Response: It is a good question!

It is true that the existing model-based methods are all scene-dependent, i.e., the reviewer mentioned specific situations, including deep learning-based ones. Here the “scene-dependent” means that the model can be generalized to various forest scenes, but it should be trained on the data collected from the STUDYING scene. We understand what the reviewer worry about, though it may be beyond our discussion. That is, whether a well-trained model on the current data is efferent or not for detecting future fire. The answer involves in three aspects, described as follows:

(1) Hardware devices, e.g., photosensitive CCD sensors of camera (the transformation from optical to electrical to digital signals). According to the principles of digital imaging, the pixel values obtained by different cameras may be different, because of different sensor sizes and the pixel numbers in each sensor unit.

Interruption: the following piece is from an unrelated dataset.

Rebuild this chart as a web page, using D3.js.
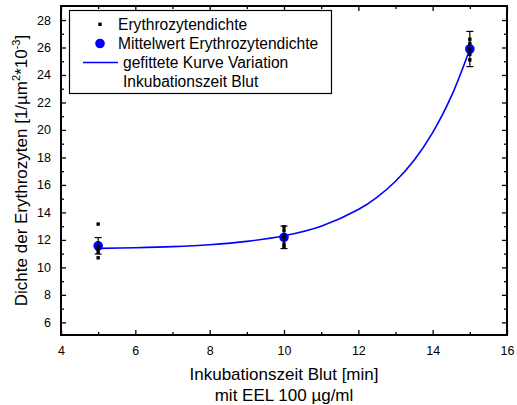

(2) Image formats, or saying, the difference between natural image (human vision) and digital image (computer vision). According to the ITU-R BT.601, a digital criterion for color video from CCIR (International Radio Consultative Committee), different format emphasizes different color component. For example, the format RGB (RGB tricolor-system) is just convenient for image acquisition and storage, e.g., in a 24-bit RGB generic color model, each channel need 8 bits for encoding pixel value, i.e., 3*8=24 bits. While for the YCbCr, it is quite different. For example, for a YCbCr image with sampling format 4:1:1, it means that every pixel needs 8-bit for Y, and every cell with 2*2 pixels share one 8-bit Cb and 8-bit Cr. Averagely, each pixel only needs 8+8/4+8/4 = 12 bits (8:2:2=4:1:1), the half of RGB, for encodings. Therefore, the YCbCr has been accepted as a criterion for image compression, such as JPEG (joint photographic experts group), MPEG (moving pictures experts group) and H.264/AVC (advanced video codec). Furthermore, YCbCr describes a color by the principle of brightness and chromatic aberration, where Y means luminance/illumination, and Cb (Cr) denotes chrominance between Y and blue (red) signals in RGB;

(3) Data unobtainability. In vision-based forest fire detection research, the most difficulty is from the limited real data, to our best knowledge. For the user-specified forest scene, fire data is limited or even unobtainable because igniting is forbidden in the real forest scenes, not to mention collecting fire data from various conditions (windy or not, day or night, dry or wet forest combustible, etc.). Intuitively, the man-made fire scene cannot stand for a real and complex forest scene, e.g., burning something in a safe and empty place. On the contrary, this difficulty also includes the unavailability of non-fire data, e.g., public fire images or videos. That is, the recognition of forest fire is more difficult than that of indoor fires.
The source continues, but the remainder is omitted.